» DIRECTIONS FOR THIS TASK: Everything from the first line down to the line containing "37, 38, 39];" is to be retyped exactly, both ends included, with pictures left out.

» DATASET CONTENT:
-.-.-

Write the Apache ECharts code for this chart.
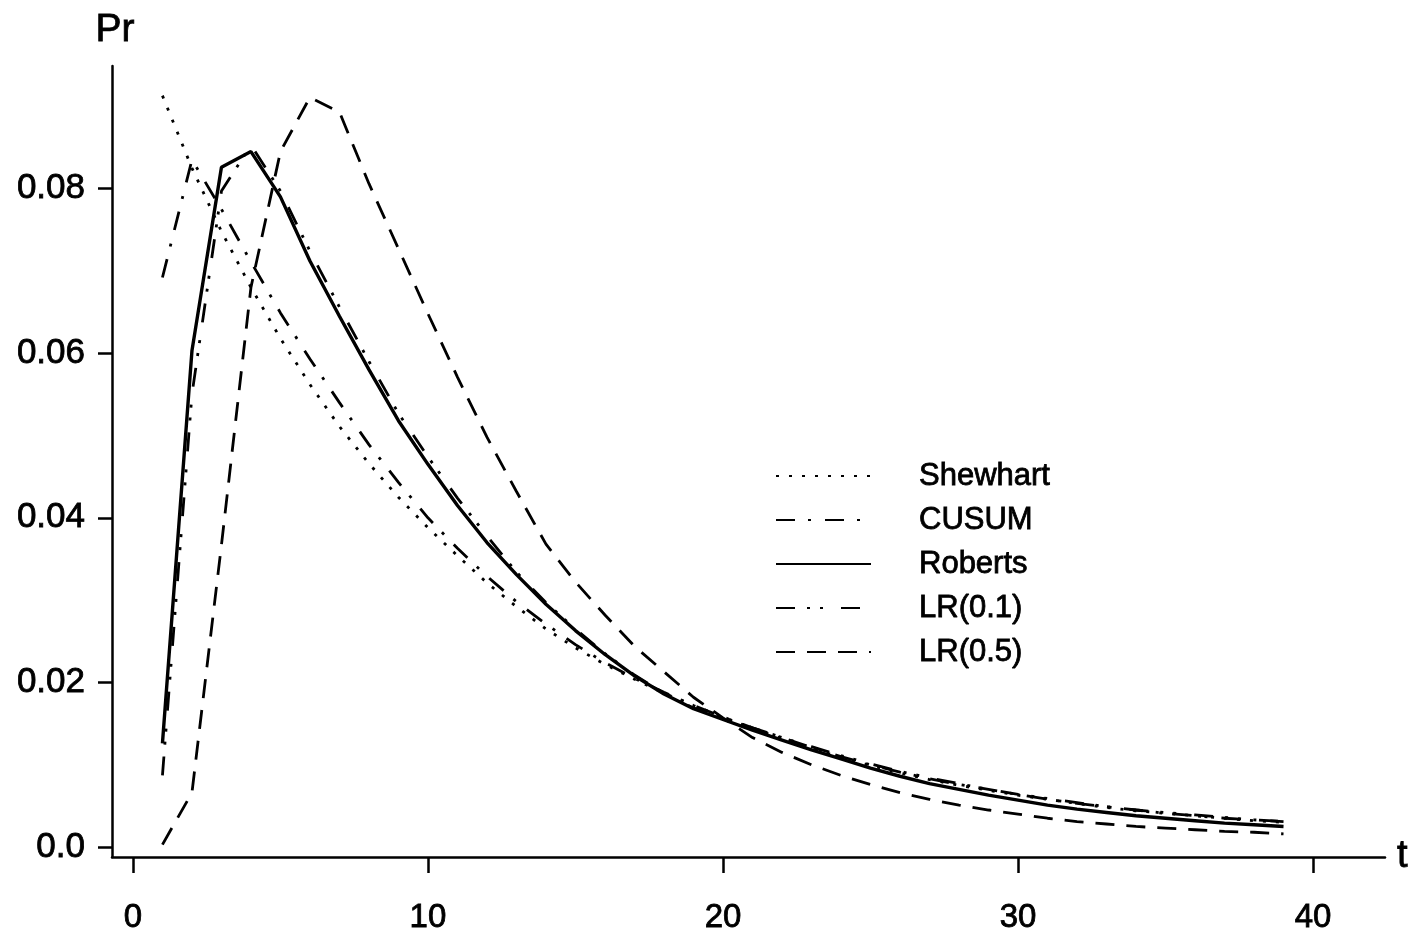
<!DOCTYPE html>
<html>
<head>
<meta charset="utf-8">
<title>Pr(t)</title>
<script src="https://cdn.jsdelivr.net/npm/echarts@6/dist/echarts.min.js"></script>
<style>
  html, body { margin: 0; padding: 0; background: #fff; }
  #chart { width: 1428px; height: 944px; }
</style>
</head>
<body>
<div id="chart"></div>
<script>
  // t = 1..39
  var steps = [1, 2, 3, 4, 5, 6, 7, 8, 9, 10, 11, 12, 13, 14, 15, 16, 17, 18, 19, 20,
    21, 22, 23, 24, 25, 26, 27, 28, 29, 30, 31, 32, 33, 34, 35, 36, 37, 38, 39];

  var shewhart = [0.0913, 0.0825, 0.0748, 0.0680, 0.0618, 0.0562, 0.0511, 0.0466, 0.0425, 0.0388,
    0.0354, 0.0321, 0.0292, 0.0265, 0.0242, 0.0222, 0.0204, 0.0187, 0.0172, 0.0158,
    0.0144, 0.0132, 0.0120, 0.0109, 0.0099, 0.0090, 0.0082, 0.0075, 0.0069, 0.0063,
    0.0058, 0.0053, 0.0048, 0.0044, 0.0041, 0.0038, 0.0035, 0.0032, 0.0030];

  var cusum = [0.0692, 0.0835, 0.0775, 0.0711, 0.0649, 0.0593, 0.0540, 0.0489, 0.0443, 0.0400,
    0.0363, 0.0329, 0.0298, 0.0271, 0.0246, 0.0224, 0.0205, 0.0188, 0.0172, 0.0158,
    0.0145, 0.0133, 0.0121, 0.0110, 0.0100, 0.0091, 0.0083, 0.0076, 0.0070, 0.0064,
    0.0058, 0.0053, 0.0049, 0.0045, 0.0041, 0.0038, 0.0035, 0.0033, 0.0031];

  var roberts = [0.0126, 0.0603, 0.0826, 0.0845, 0.0790, 0.0712, 0.0645, 0.0580, 0.0518, 0.0465,
    0.0415, 0.0370, 0.0331, 0.0295, 0.0263, 0.0234, 0.0208, 0.0186, 0.0168, 0.0155,
    0.0142, 0.0130, 0.0118, 0.0107, 0.0096, 0.0086, 0.0077, 0.0070, 0.0063, 0.0057,
    0.0051, 0.0046, 0.0042, 0.0038, 0.0035, 0.0032, 0.0029, 0.0027, 0.0025];

  var lr01 = [0.0087, 0.0550, 0.0797, 0.0853, 0.0797, 0.0724, 0.0656, 0.0590, 0.0527, 0.0474,
    0.0424, 0.0378, 0.0334, 0.0297, 0.0265, 0.0235, 0.0209, 0.0187, 0.0169, 0.0157,
    0.0145, 0.0133, 0.0122, 0.0111, 0.0101, 0.0092, 0.0084, 0.0077, 0.0070, 0.0064,
    0.0059, 0.0054, 0.0049, 0.0045, 0.0042, 0.0039, 0.0036, 0.0033, 0.0031];

  var lr05 = [0.0003, 0.0066, 0.0367, 0.0680, 0.0845, 0.0911, 0.0893, 0.0806, 0.0727, 0.0648,
    0.0571, 0.0498, 0.0432, 0.0368, 0.0322, 0.0282, 0.0244, 0.0213, 0.0182, 0.0157,
    0.0133, 0.0115, 0.0100, 0.0087, 0.0076, 0.0066, 0.0058, 0.0051, 0.0045, 0.0040,
    0.0035, 0.0031, 0.0028, 0.0025, 0.0023, 0.0021, 0.0019, 0.0018, 0.0016];

  var xTicks = [0, 10, 20, 30, 40];
  var yTicks = [0, 0.02, 0.04, 0.06, 0.08];
  var yTickLabels = ["0.0", "0.02", "0.04", "0.06", "0.08"];

  var FONT = "'Liberation Sans', Arial, sans-serif";
  // scanned print looks heavier than plain Arial
  var ink = { color: "#000", textBorderColor: "#000", textBorderWidth: 0.8 };

  function pairs(vals) {
    return steps.map(function (t, i) { return [t, vals[i]]; });
  }

  function line(name, vals, type, width) {
    return {
      name: name,
      type: "line",
      data: pairs(vals),
      symbol: "none",
      smooth: false,
      silent: true,
      lineStyle: { color: "#000", width: width, type: type },
      itemStyle: { color: "#000" }
    };
  }

  var chart = echarts.init(document.getElementById("chart"));
  var option = {
    backgroundColor: "#fff",
    animation: false,
    grid: { left: 112, right: 43, top: 66, bottom: 87 },
    legend: {
      orient: "vertical",
      left: 770,
      top: 451,
      itemWidth: 95,
      itemHeight: 14,
      itemGap: 4,
      itemStyle: { opacity: 0 },
      textStyle: Object.assign({ fontFamily: FONT, fontSize: 31, lineHeight: 32, padding: [8, 0, 0, 43] }, ink),
      data: ["Shewhart", "CUSUM", "Roberts", "LR(0.1)", "LR(0.5)"]
    },
    xAxis: {
      type: "value",
      min: -0.71,
      max: 42.44,
      name: "t",
      nameLocation: "end",
      nameGap: 12,
      nameTextStyle: Object.assign({ fontFamily: FONT, fontSize: 38, verticalAlign: "middle" }, ink),
      splitLine: { show: false },
      axisLine: { onZero: false, lineStyle: { color: "#000", width: 2.5 } },
      axisTick: { show: true, length: 16, customValues: xTicks, lineStyle: { color: "#000", width: 2.5 } },
      axisLabel: Object.assign({
        customValues: xTicks,
        margin: 44,
        fontFamily: FONT, fontSize: 33
      }, ink)
    },
    yAxis: {
      type: "value",
      min: -0.00121,
      max: 0.0949,
      name: "Pr",
      nameLocation: "end",
      nameGap: 16,
      nameTextStyle: Object.assign({ fontFamily: FONT, fontSize: 39, align: "center", padding: [0, 0, 0, 6] }, ink),
      splitLine: { show: false },
      axisLine: { onZero: false, lineStyle: { color: "#000", width: 2.5 } },
      axisTick: { show: true, length: 14, customValues: yTicks, lineStyle: { color: "#000", width: 2.5 } },
      axisLabel: Object.assign({
        customValues: yTicks,
        margin: 27,
        fontFamily: FONT, fontSize: 35,
        formatter: function (v) {
          for (var i = 0; i < yTicks.length; i++) {
            if (Math.abs(yTicks[i] - v) < 1e-9) return yTickLabels[i];
          }
          return "";
        }
      }, ink)
    },
    series: [
      line("Shewhart", shewhart, [3, 10], 2.8),
      line("CUSUM", cusum, [19, 13, 3, 14], 2.8),
      line("Roberts", roberts, "solid", 3.4),
      line("LR(0.1)", lr01, [19, 12, 3, 10, 3, 18], 2.8),
      line("LR(0.5)", lr05, [19, 12], 2.8)
    ]
  };
  chart.setOption(option);
</script>
</body>
</html>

-.-.-

» RESULT FOR THIS TASK:
Write the Apache ECharts code for this chart.
<!DOCTYPE html>
<html>
<head>
<meta charset="utf-8">
<title>Pr(t)</title>
<script src="https://cdn.jsdelivr.net/npm/echarts@6/dist/echarts.min.js"></script>
<style>
  html, body { margin: 0; padding: 0; background: #fff; }
  #chart { width: 1428px; height: 944px; }
</style>
</head>
<body>
<div id="chart"></div>
<script>
  // t = 1..39
  var steps = [1, 2, 3, 4, 5, 6, 7, 8, 9, 10, 11, 12, 13, 14, 15, 16, 17, 18, 19, 20,
    21, 22, 23, 24, 25, 26, 27, 28, 29, 30, 31, 32, 33, 34, 35, 36, 37, 38, 39];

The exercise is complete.